### DATA PROVIDED
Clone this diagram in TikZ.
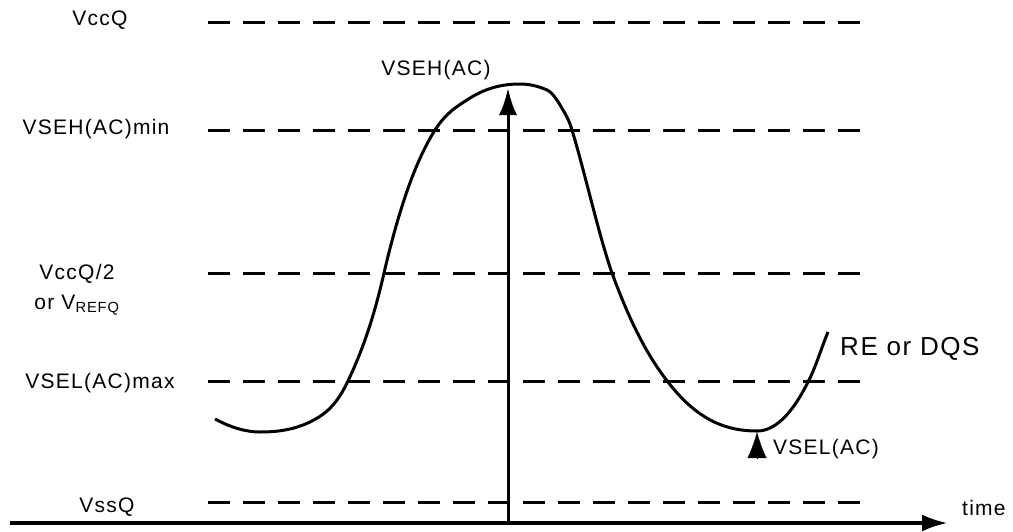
\documentclass[tikz,border=0pt]{standalone}
\usepackage{fontspec}
\setmainfont[LetterSpace=6]{Liberation Sans}
\usetikzlibrary{arrows.meta,positioning}

\begin{document}
\begin{tikzpicture}[>=Latex,x=1pt,y=-1pt,
  level/.style={line width=3pt,dash pattern=on 22pt off 13pt},
  lbl/.style={font=\fontsize{21}{30}\selectfont,inner sep=0pt}]
\useasboundingbox (0,0) rectangle (1013,531);
% level labels
\node[lbl] (vccq) at(100,20){VccQ};
\node[lbl] (vsehmin) at(96,129){VSEH(AC)min};
\node[lbl,align=center] (vref) at(77,290){VccQ/2\\or V\textsubscript{REFQ}};
\node[lbl] (vselmax) at(100,383){VSEL(AC)max};
\node[lbl] (vssq) at(107,507){VssQ};
% dashed levels
\draw[level] (208,22)--(862,22);
\draw[level] (208,130)--(862,130);
\draw[level] (208,273)--(862,273);
\draw[level] (208,381)--(862,381);
\draw[level] (208,502)--(862,502);
% time axis
\coordinate (t0) at(10,523);
\coordinate (t1) at(948,523);
\draw[line width=4pt,-{Latex[length=26pt,width=17pt]}] (t0)--(t1);
\node[lbl,anchor=west] (time) at(962,508){time};
% signal
\draw[line width=3pt] (215,419)
 .. controls (230,427) and (245,432) .. (260,432)
 .. controls (277,432) and (293,430) .. (310,422)
 .. controls (322,416) and (335,408) .. (347,383)
 .. controls (359,358) and (372,326) .. (384,273)
 .. controls (401,200) and (418,157) .. (435,130)
 .. controls (446,113) and (456,107) .. (467,100)
 .. controls (485,88) and (502,84) .. (520,84)
 .. controls (529,84) and (538,86) .. (547,90)
 .. controls (552,92) and (558,101) .. (563,110)
 .. controls (566,115) and (569,120) .. (572,130)
 .. controls (585,173) and (599,236) .. (612,273)
 .. controls (631,325) and (649,358) .. (668,382)
 .. controls (698,421) and (727,431) .. (757,431)
 .. controls (774,431) and (791,416) .. (808,382)
 .. controls (815,369) and (821,349) .. (828,332);
\node[font=\fontsize{26}{30}\selectfont,inner sep=0pt,anchor=west] (sig) at(840,349){RE or DQS};
% peak and valley
\coordinate (pk0) at(508,523);
\coordinate (pk) at(508,88);
\draw[line width=3pt,-{Latex[length=27pt,width=18pt]}] (pk0)--(pk);
\node[lbl] (vseh) at(436,70){VSEH(AC)};
\coordinate (vl0) at(757,458);
\coordinate (vl) at(757,432);
\draw[line width=0.1pt,-{Latex[length=26pt,width=19pt]}] (vl0)--(vl);
\node[lbl,anchor=west] (vsel) at(773,449){VSEL(AC)};
\end{tikzpicture}
\end{document}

### INSTRUCTION
Leave out the pictures and give the listing above again exactly.

### TASK OUTPUT
Clone this diagram in TikZ.
\documentclass[tikz,border=0pt]{standalone}
\usepackage{fontspec}
\setmainfont[LetterSpace=6]{Liberation Sans}
\usetikzlibrary{arrows.meta,positioning}

\begin{document}
\begin{tikzpicture}[>=Latex,x=1pt,y=-1pt,
  level/.style={line width=3pt,dash pattern=on 22pt off 13pt},
  lbl/.style={font=\fontsize{21}{30}\selectfont,inner sep=0pt}]
\useasboundingbox (0,0) rectangle (1013,531);
% level labels
\node[lbl] (vccq) at(100,20){VccQ};
\node[lbl] (vsehmin) at(96,129){VSEH(AC)min};
\node[lbl,align=center] (vref) at(77,290){VccQ/2\\or V\textsubscript{REFQ}};
\node[lbl] (vselmax) at(100,383){VSEL(AC)max};
\node[lbl] (vssq) at(107,507){VssQ};
% dashed levels
\draw[level] (208,22)--(862,22);
\draw[level] (208,130)--(862,130);
\draw[level] (208,273)--(862,273);
\draw[level] (208,381)--(862,381);
\draw[level] (208,502)--(862,502);
% time axis
\coordinate (t0) at(10,523);
\coordinate (t1) at(948,523);
\draw[line width=4pt,-{Latex[length=26pt,width=17pt]}] (t0)--(t1);
\node[lbl,anchor=west] (time) at(962,508){time};
% signal
\draw[line width=3pt] (215,419)
 .. controls (230,427) and (245,432) .. (260,432)
 .. controls (277,432) and (293,430) .. (310,422)
 .. controls (322,416) and (335,408) .. (347,383)
 .. controls (359,358) and (372,326) .. (384,273)
 .. controls (401,200) and (418,157) .. (435,130)
 .. controls (446,113) and (456,107) .. (467,100)
 .. controls (485,88) and (502,84) .. (520,84)
 .. controls (529,84) and (538,86) .. (547,90)
 .. controls (552,92) and (558,101) .. (563,110)
 .. controls (566,115) and (569,120) .. (572,130)
 .. controls (585,173) and (599,236) .. (612,273)
 .. controls (631,325) and (649,358) .. (668,382)
 .. controls (698,421) and (727,431) .. (757,431)
 .. controls (774,431) and (791,416) .. (808,382)
 .. controls (815,369) and (821,349) .. (828,332);
\node[font=\fontsize{26}{30}\selectfont,inner sep=0pt,anchor=west] (sig) at(840,349){RE or DQS};
% peak and valley
\coordinate (pk0) at(508,523);
\coordinate (pk) at(508,88);
\draw[line width=3pt,-{Latex[length=27pt,width=18pt]}] (pk0)--(pk);
\node[lbl] (vseh) at(436,70){VSEH(AC)};
\coordinate (vl0) at(757,458);
\coordinate (vl) at(757,432);
\draw[line width=0.1pt,-{Latex[length=26pt,width=19pt]}] (vl0)--(vl);
\node[lbl,anchor=west] (vsel) at(773,449){VSEL(AC)};
\end{tikzpicture}
\end{document}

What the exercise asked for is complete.